Addresses on the presented ID and voter registration card should be kept current because election officials may use it as a component in deciding whether or not a name is “significantly similar.”

While the vast majority of Texans have to present an approved form of ID at the polls, those who have a “permanent disability exemption” from the county registrar do not. To be eligible for this exemption, an application must be submitted to the county registrar with written documentation of the disability from either the Social Security Administration or the Veteran Affairs Department. In addition, the exempt voter must state that they do not have a valid form of identification.

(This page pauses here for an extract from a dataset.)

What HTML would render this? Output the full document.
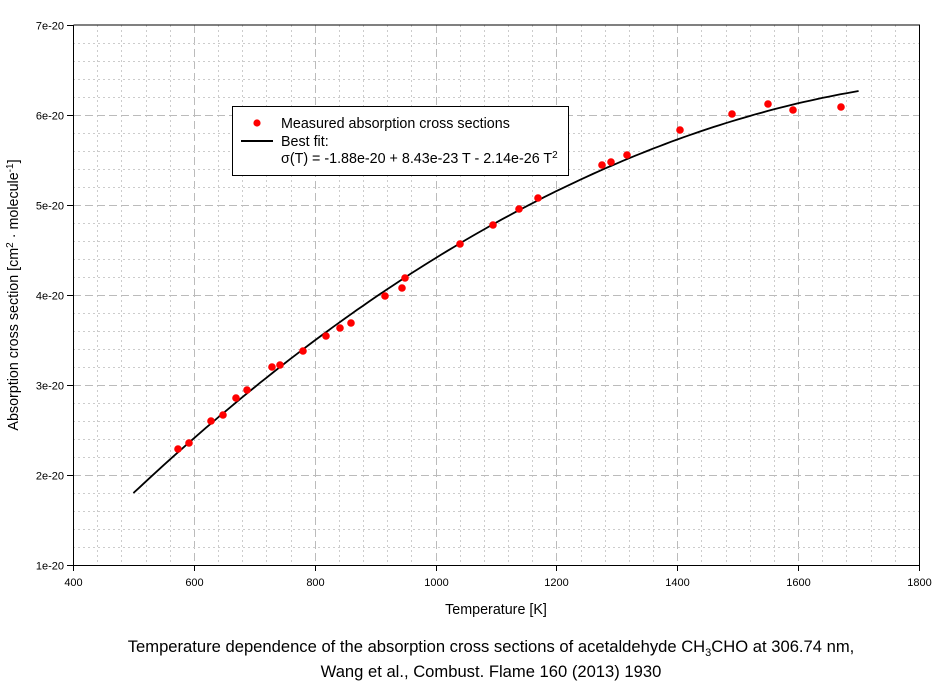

According to the Texas Secretary of State, the following are all forms of identification approved for presentation at the polls:

  • Texas driver license issued by the Texas Department of Public Safety (DPS);
  • Texas Election Identification Certificate issued by DPS;
  • Texas personal identification card issued by DPS;
  • Texas concealed handgun license issued by DPS;
  • United States military identification card containing the person’s photograph;
  • United States citizenship certificate containing the person’s photograph;
  • United States passport.

Knowing and following the current law of the land is the easiest way to exercise the right to vote in a way that ensures it will count.